Too familiar to call him Mr Peck and too young to call him Greg, Badham says, "Atticus it was for him and Scout it was for me, and that's how it stayed. We were really, really close."

Through the years that bond stayed strong. "It was like a family," she says, "and I don't know of any other film where you can say that the people kept up with each other and would take the time to call one another or if they were in the same town to see one another.
"It was nothing for me to pick up the phone and it would be Atticus on the other end of the line, saying 'Watcha doin', kiddo?' And that meant a lot to me."

Memorising screenwriter Horton Foote's lines hadn't been a problem for Badham until she realised the adventure was about to end. There was one scene to go, the pivotal moment outside the jail where Atticus was guarding his client Tom Robinson against a lynch mob. Scout and her film brother Jem (Phillip Alford) were there to see what all the fuss was about. It was Scout who turned the crowd around with her wide-eyed innocence in speaking to one of them. But Badham faltered.

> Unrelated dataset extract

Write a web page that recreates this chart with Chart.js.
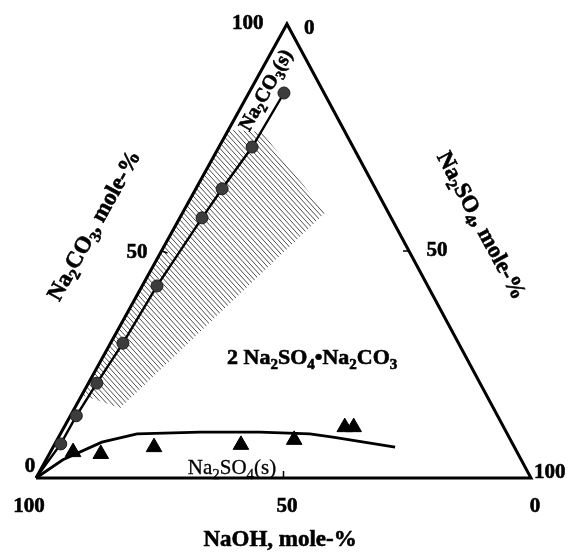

"That was the last scene that we shot and I knew that after that I would have to say goodbye to all these people that I had fallen in love with, and I didn't want to say goodbye," she says.
"I hadn't had any trouble up to that point, and then all of a sudden I started stumbling and bumbling. Finally Mr Mulligan [the director] called 'cut'. My mum took me back to the trailer and she's like, 'Young lady, you better get your lines right and you better do this scene because you know what the freeways are like at five o'clock and these people want to go home,' and I'm like, 'OK,' and I go out and do the scene."

While time has not dented her love for all things Mockingbird, it has taken its toll. "I can't watch it any more, I just can't. It's so upsetting because nearly everyone is gone," she says.